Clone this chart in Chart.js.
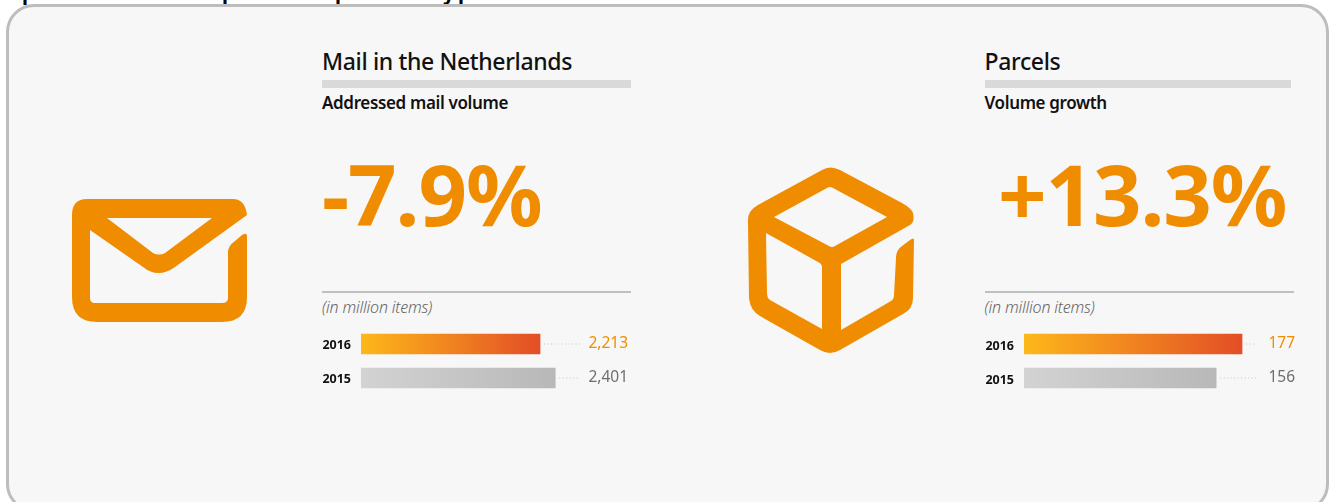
<!DOCTYPE html>
<html lang="en">
<head>
<meta charset="utf-8">
<title>Mail and parcels volumes</title>
<script src="https://cdn.jsdelivr.net/npm/chart.js@4"></script>
<style>
    html, body { margin: 0; padding: 0; background: #fff; }
    body { position: relative; width: 1330px; height: 502px; overflow: hidden; font-family: "Noto Sans", sans-serif; color: #111; }
    .panel { position: absolute; left: 6px; top: 4px; width: 1317px; height: 502px; background: #f7f7f7; border: 3px solid #bdbdbd; border-radius: 28px; }
    .frag { position: absolute; top: -19px; font-size: 20px; font-weight: 700; line-height: 24px; color: #000; }
    .abs { position: absolute; white-space: nowrap; }
    .title { top: 46px; font-size: 23px; line-height: 30px; font-weight: 500; letter-spacing: -0.35px; }
    .bar-rule { top: 80px; height: 8px; background: #d9d9d9; }
    .sub { top: 92px; font-size: 17px; line-height: 22px; font-weight: 600; letter-spacing: -0.35px; }
    .big { top: 138px; font-size: 85px; line-height: 110px; font-weight: 700; color: #f08c00; letter-spacing: -1.1px; }
    .thin-rule { top: 291px; height: 2px; background: #bfbfbf; }
    .unit { top: 296px; font-size: 16px; line-height: 22px; font-style: italic; font-weight: 300; color: #666; letter-spacing: -0.2px; }
    .chart-box { position: absolute; top: 327px; width: 320px; height: 68px; }
    svg { position: absolute; left: 0; top: 0; }
</style>
</head>
<body>
<span class="frag" style="left:22px">p</span>
<span class="frag" style="left:222px">p</span>
<span class="frag" style="left:335px">p</span>
<span class="frag" style="left:443px">y</span>
<span class="frag" style="left:458px">p</span>
<div class="panel"></div>

<svg width="1330" height="502">
    <path fill="#f08c00" fill-rule="evenodd" d="M87 199H233Q245 199 247 215L175 267Q158 279 143 267L90 230V298Q90 303 95 303H222Q228 303 228 298V252Q228 246 235 241L242 235Q247 232 247 236V297Q247 322 222 322H97Q72 322 72 297V215Q72 199 87 199ZM107 218H212L165 253Q159 256 153 253Z"/>
    <path fill="#f08c00" fill-rule="evenodd" d="M822 170L758 205Q747 211 748 222L749 298Q750 310 760 316L820 350Q830 356 840 350L903 314Q913 309 913 298L914 240Q914 237 910 240L902 246Q896 250 896 258L894 295Q894 299 891 301L841 330V264L910 225Q915 222 913 213Q911 208 902 203L840 170Q830 165 822 170ZM827 188Q830 186 833 188L887 217L835 246Q832 248 829 246L774 217ZM766 233L818 262Q822 264 822 267V329L770 300Q767 298 767 293Z"/>
</svg>

<div class="abs title" style="left:322px">Mail in the Netherlands</div>
<div class="abs bar-rule" style="left:322px;width:309px"></div>
<div class="abs sub" style="left:322px">Addressed mail volume</div>
<div class="abs big" style="left:322px">-7.9%</div>
<div class="abs thin-rule" style="left:322px;width:309px"></div>
<div class="abs unit" style="left:322px">(in million items)</div>
<div class="chart-box" style="left:312px"><canvas id="mailChart"></canvas></div>

<div class="abs title" style="left:984.5px">Parcels</div>
<div class="abs bar-rule" style="left:985px;width:306px"></div>
<div class="abs sub" style="left:984.5px">Volume growth</div>
<div class="abs big" style="left:998px">+13.3%</div>
<div class="abs thin-rule" style="left:985px;width:309px"></div>
<div class="abs unit" style="left:984.5px">(in million items)</div>
<div class="chart-box" style="left:975px"><canvas id="parcelChart"></canvas></div>

<script>
const years = ['2016', '2015'];
const mailVolumes = [2213, 2401];
const parcelVolumes = [177, 156];

// draws the dotted leader and the number behind each bar
const barNotes = {
    id: 'barNotes',
    afterDatasetsDraw(chart, args, opts) {
        const ctx = chart.ctx;
        const bars = chart.getDatasetMeta(0).data;
        const right = chart.chartArea.right;
        ctx.save();
        bars.forEach((bar, i) => {
            const colour = i === 0 ? '#f28c00' : '#6e6e6e';
            ctx.strokeStyle = '#c4c4c4';
            ctx.lineWidth = 1;
            ctx.setLineDash([1, 2.5]);
            ctx.beginPath();
            ctx.moveTo(bar.x + 4, bar.y);
            ctx.lineTo(right - opts.leaderGap, bar.y);
            ctx.stroke();
            ctx.setLineDash([]);
            ctx.fillStyle = colour;
            ctx.font = '15.5px "Noto Sans"';
            ctx.textAlign = 'right';
            ctx.textBaseline = 'middle';
            ctx.fillText(chart.data.datasets[0].data[i].toLocaleString('en-US'), right - opts.textGap, bar.y);
        });
        ctx.restore();
    }
};

function barGradient(context) {
    const chart = context.chart;
    if (!chart.chartArea) return '#cccccc';
    const x = chart.scales.x;
    const grad = chart.ctx.createLinearGradient(x.getPixelForValue(0), 0, x.getPixelForValue(context.raw), 0);
    if (context.dataIndex === 0) {
        grad.addColorStop(0, '#fdb81a');
        grad.addColorStop(1, '#e34e26');
    } else {
        grad.addColorStop(0, '#d3d3d3');
        grad.addColorStop(1, '#b8b8b8');
    }
    return grad;
}

function drawVolumeChart(id, values, axisMax, leaderGap, textGap, tickShift) {
    new Chart(document.getElementById(id), {
        type: 'bar',
        data: {
            labels: years,
            datasets: [{
                data: values,
                backgroundColor: barGradient,
                barThickness: 20
            }]
        },
        options: {
            indexAxis: 'y',
            responsive: true,
            maintainAspectRatio: false,
            animation: false,
            layout: { padding: 0, autoPadding: false },
            plugins: {
                legend: { display: false },
                tooltip: { enabled: false },
                barNotes: { leaderGap: leaderGap, textGap: textGap }
            },
            scales: {
                x: { display: false, min: 0, max: axisMax },
                y: {
                    afterFit: function (scale) {
                        scale.width = 49;
                        scale.paddingTop = 0;
                        scale.paddingBottom = 0;
                    },
                    border: { display: false },
                    grid: { display: false, drawTicks: false },
                    ticks: {
                        padding: 10,
                        labelOffset: tickShift,
                        color: '#111',
                        font: { family: '"Noto Sans"', size: 12.5, weight: 'bold' }
                    }
                }
            }
        },
        plugins: [barNotes]
    });
}

drawVolumeChart('mailChart', mailVolumes, 3350, 52, 4, 1.5);
drawVolumeChart('parcelChart', parcelVolumes, 220, 39, 0, 2.5);
</script>
</body>
</html>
==========
* **SHORT PROBLEM**
Copy each line above precisely, dropping the pictures.

* **COMPLETED EXERCISE**
Clone this chart in Chart.js.
<!DOCTYPE html>
<html lang="en">
<head>
<meta charset="utf-8">
<title>Mail and parcels volumes</title>
<script src="https://cdn.jsdelivr.net/npm/chart.js@4"></script>
<style>
    html, body { margin: 0; padding: 0; background: #fff; }
    body { position: relative; width: 1330px; height: 502px; overflow: hidden; font-family: "Noto Sans", sans-serif; color: #111; }
    .panel { position: absolute; left: 6px; top: 4px; width: 1317px; height: 502px; background: #f7f7f7; border: 3px solid #bdbdbd; border-radius: 28px; }
    .frag { position: absolute; top: -19px; font-size: 20px; font-weight: 700; line-height: 24px; color: #000; }
    .abs { position: absolute; white-space: nowrap; }
    .title { top: 46px; font-size: 23px; line-height: 30px; font-weight: 500; letter-spacing: -0.35px; }
    .bar-rule { top: 80px; height: 8px; background: #d9d9d9; }
    .sub { top: 92px; font-size: 17px; line-height: 22px; font-weight: 600; letter-spacing: -0.35px; }
    .big { top: 138px; font-size: 85px; line-height: 110px; font-weight: 700; color: #f08c00; letter-spacing: -1.1px; }
    .thin-rule { top: 291px; height: 2px; background: #bfbfbf; }
    .unit { top: 296px; font-size: 16px; line-height: 22px; font-style: italic; font-weight: 300; color: #666; letter-spacing: -0.2px; }
    .chart-box { position: absolute; top: 327px; width: 320px; height: 68px; }
    svg { position: absolute; left: 0; top: 0; }
</style>
</head>
<body>
<span class="frag" style="left:22px">p</span>
<span class="frag" style="left:222px">p</span>
<span class="frag" style="left:335px">p</span>
<span class="frag" style="left:443px">y</span>
<span class="frag" style="left:458px">p</span>
<div class="panel"></div>

<svg width="1330" height="502">
    <path fill="#f08c00" fill-rule="evenodd" d="M87 199H233Q245 199 247 215L175 267Q158 279 143 267L90 230V298Q90 303 95 303H222Q228 303 228 298V252Q228 246 235 241L242 235Q247 232 247 236V297Q247 322 222 322H97Q72 322 72 297V215Q72 199 87 199ZM107 218H212L165 253Q159 256 153 253Z"/>
    <path fill="#f08c00" fill-rule="evenodd" d="M822 170L758 205Q747 211 748 222L749 298Q750 310 760 316L820 350Q830 356 840 350L903 314Q913 309 913 298L914 240Q914 237 910 240L902 246Q896 250 896 258L894 295Q894 299 891 301L841 330V264L910 225Q915 222 913 213Q911 208 902 203L840 170Q830 165 822 170ZM827 188Q830 186 833 188L887 217L835 246Q832 248 829 246L774 217ZM766 233L818 262Q822 264 822 267V329L770 300Q767 298 767 293Z"/>
</svg>

<div class="abs title" style="left:322px">Mail in the Netherlands</div>
<div class="abs bar-rule" style="left:322px;width:309px"></div>
<div class="abs sub" style="left:322px">Addressed mail volume</div>
<div class="abs big" style="left:322px">-7.9%</div>
<div class="abs thin-rule" style="left:322px;width:309px"></div>
<div class="abs unit" style="left:322px">(in million items)</div>
<div class="chart-box" style="left:312px"><canvas id="mailChart"></canvas></div>

<div class="abs title" style="left:984.5px">Parcels</div>
<div class="abs bar-rule" style="left:985px;width:306px"></div>
<div class="abs sub" style="left:984.5px">Volume growth</div>
<div class="abs big" style="left:998px">+13.3%</div>
<div class="abs thin-rule" style="left:985px;width:309px"></div>
<div class="abs unit" style="left:984.5px">(in million items)</div>
<div class="chart-box" style="left:975px"><canvas id="parcelChart"></canvas></div>

<script>
const years = ['2016', '2015'];
const mailVolumes = [2213, 2401];
const parcelVolumes = [177, 156];

// draws the dotted leader and the number behind each bar
const barNotes = {
    id: 'barNotes',
    afterDatasetsDraw(chart, args, opts) {
        const ctx = chart.ctx;
        const bars = chart.getDatasetMeta(0).data;
        const right = chart.chartArea.right;
        ctx.save();
        bars.forEach((bar, i) => {
            const colour = i === 0 ? '#f28c00' : '#6e6e6e';
            ctx.strokeStyle = '#c4c4c4';
            ctx.lineWidth = 1;
            ctx.setLineDash([1, 2.5]);
            ctx.beginPath();
            ctx.moveTo(bar.x + 4, bar.y);
            ctx.lineTo(right - opts.leaderGap, bar.y);
            ctx.stroke();
            ctx.setLineDash([]);
            ctx.fillStyle = colour;
            ctx.font = '15.5px "Noto Sans"';
            ctx.textAlign = 'right';
            ctx.textBaseline = 'middle';
            ctx.fillText(chart.data.datasets[0].data[i].toLocaleString('en-US'), right - opts.textGap, bar.y);
        });
        ctx.restore();
    }
};

function barGradient(context) {
    const chart = context.chart;
    if (!chart.chartArea) return '#cccccc';
    const x = chart.scales.x;
    const grad = chart.ctx.createLinearGradient(x.getPixelForValue(0), 0, x.getPixelForValue(context.raw), 0);
    if (context.dataIndex === 0) {
        grad.addColorStop(0, '#fdb81a');
        grad.addColorStop(1, '#e34e26');
    } else {
        grad.addColorStop(0, '#d3d3d3');
        grad.addColorStop(1, '#b8b8b8');
    }
    return grad;
}

function drawVolumeChart(id, values, axisMax, leaderGap, textGap, tickShift) {
    new Chart(document.getElementById(id), {
        type: 'bar',
        data: {
            labels: years,
            datasets: [{
                data: values,
                backgroundColor: barGradient,
                barThickness: 20
            }]
        },
        options: {
            indexAxis: 'y',
            responsive: true,
            maintainAspectRatio: false,
            animation: false,
            layout: { padding: 0, autoPadding: false },
            plugins: {
                legend: { display: false },
                tooltip: { enabled: false },
                barNotes: { leaderGap: leaderGap, textGap: textGap }
            },
            scales: {
                x: { display: false, min: 0, max: axisMax },
                y: {
                    afterFit: function (scale) {
                        scale.width = 49;
                        scale.paddingTop = 0;
                        scale.paddingBottom = 0;
                    },
                    border: { display: false },
                    grid: { display: false, drawTicks: false },
                    ticks: {
                        padding: 10,
                        labelOffset: tickShift,
                        color: '#111',
                        font: { family: '"Noto Sans"', size: 12.5, weight: 'bold' }
                    }
                }
            }
        },
        plugins: [barNotes]
    });
}

drawVolumeChart('mailChart', mailVolumes, 3350, 52, 4, 1.5);
drawVolumeChart('parcelChart', parcelVolumes, 220, 39, 0, 2.5);
</script>
</body>
</html>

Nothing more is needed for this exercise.